010 | EQ vs IQ: Which One Scales a Business Faster?

In the high-stakes world of scaling a business, intelligence alone won’t save you. Founders often assume their book smarts (IQ) will translate to effective leadership—but the harsh truth is, emotional intelligence (EQ) and real-world wisdom often outperform pure intellect when it comes to navigating people, pivots, and pressure. Understanding how these three forces interact is key to unlocking sustainable growth.
When IQ Isn’t Enough
High IQ founders often start strong. They have vision, technical depth, and can crunch numbers with ease. But as a business grows, complexity multiplies. The smartest strategy in the world will stall if your team doesn’t trust you, if morale tanks, or if no one can tell you the truth. IQ helps you solve problems. EQ helps you solve people.
Book smarts can build a product, but they don’t build buy-in. Many brilliant CEOs struggle to scale because they approach business like a logic puzzle—forgetting that teams aren’t equations, they’re ecosystems. And without EQ, even the best ideas fall flat. EQ is what translates strategy into culture, vision into engagement, and change into momentum.
“Your IQ can land the pitch. But your EQ keeps the team on board.” — Valerie Cobb
EQ Is the Operating System of Leadership
Emotional intelligence isn't about being nice. It's about being aware—of yourself, your team, and your impact. Founders with high EQ can sense when a team is burned out, when a decision is causing resentment, or when their own bias is clouding judgment. EQ is the internal GPS for high-stakes leadership.
In scaling companies, EQ helps manage everything from boardroom politics to client relationships to co-founder disagreements. Leaders who cultivate EQ create psychological safety, which is the foundation for innovation and accountability. It’s not about avoiding conflict—it’s about navigating it without collateral damage.

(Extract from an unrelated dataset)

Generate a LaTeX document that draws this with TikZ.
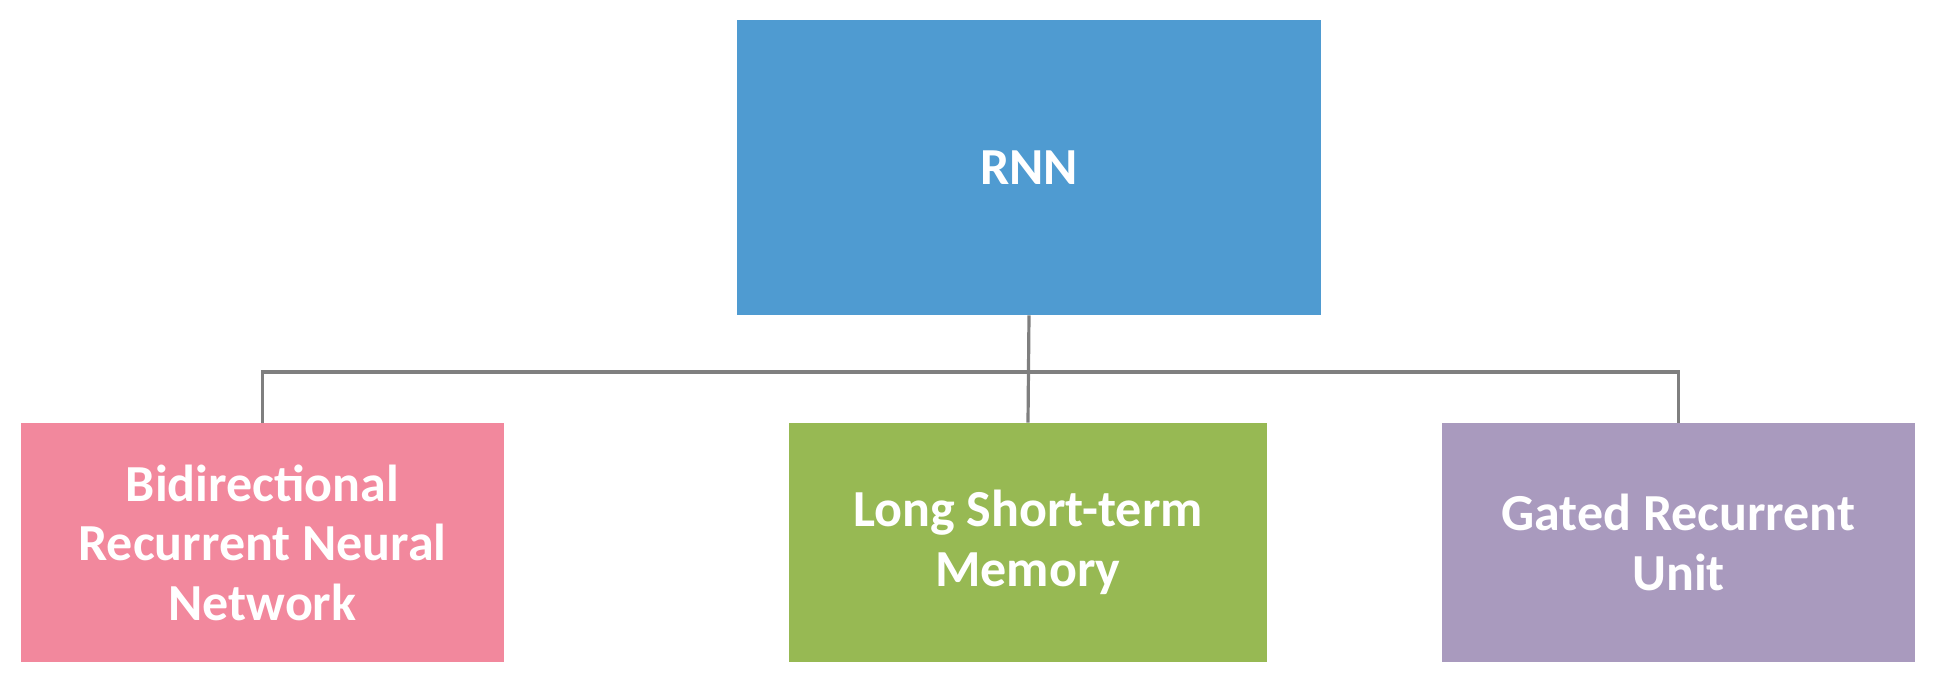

The irony? High IQ often suppresses EQ. The smarter you are, the harder it can be to listen, stay curious, and admit you might be wrong. EQ isn’t natural for every founder, but it’s coachable. And it’s non-negotiable if you want to lead people well.
Where Wisdom Comes In
If IQ is what you know, and EQ is how you interact, wisdom is knowing when and how to apply both. It’s the third layer of intelligence—the one built on experience, context, and timing.
Wisdom shows up when leaders choose patience over urgency, clarity over complexity, and long-term outcomes over short-term wins. It’s the ability to spot patterns, avoid ego traps, and make decisions that hold up under pressure. Wisdom is what prevents over-engineering and forces simplicity. It helps founders delegate instead of micromanage. It bridges the gap between data and instinct.
“Wisdom is the earned intelligence that comes from getting it wrong, then doing it better.” — Melanie Asher, MBA CEPA
How to Balance All Three
You don’t need to be the best at all three. You need to recognize which one you lead with—and which one you're missing.
If you have IQ but lack EQ, build emotional awareness. Get feedback. Work with a coach. Practice active listening. If you have EQ but lack IQ, invest in learning the technical or financial fluency needed to lead confidently. If you have both but struggle to apply them well under pressure, cultivate wisdom by reflecting, debriefing, and learning from mistakes.
The founders who scale fastest aren’t the smartest in the room. They’re the ones who know when to pause, who to ask, and how to adapt.
Final Thought
IQ gets you in the game. EQ keeps you in it. Wisdom wins it.
Scaling a business isn’t a linear journey—it’s a series of decision points, emotional pivots, and trust-building exercises. Intelligence helps you craft the strategy, emotional intelligence helps you lead the people executing it, and wisdom helps you know when to push forward, when to pull back, and when to let go.
If you're a founder wondering why things aren’t clicking, don’t just double down on strategy. Ask yourself: Am I listening? Am I learning? Am I leading with the right kind of intelligence for this moment?
Because the real edge isn’t being the smartest person in the room—it’s knowing when to stop talking and start adapting.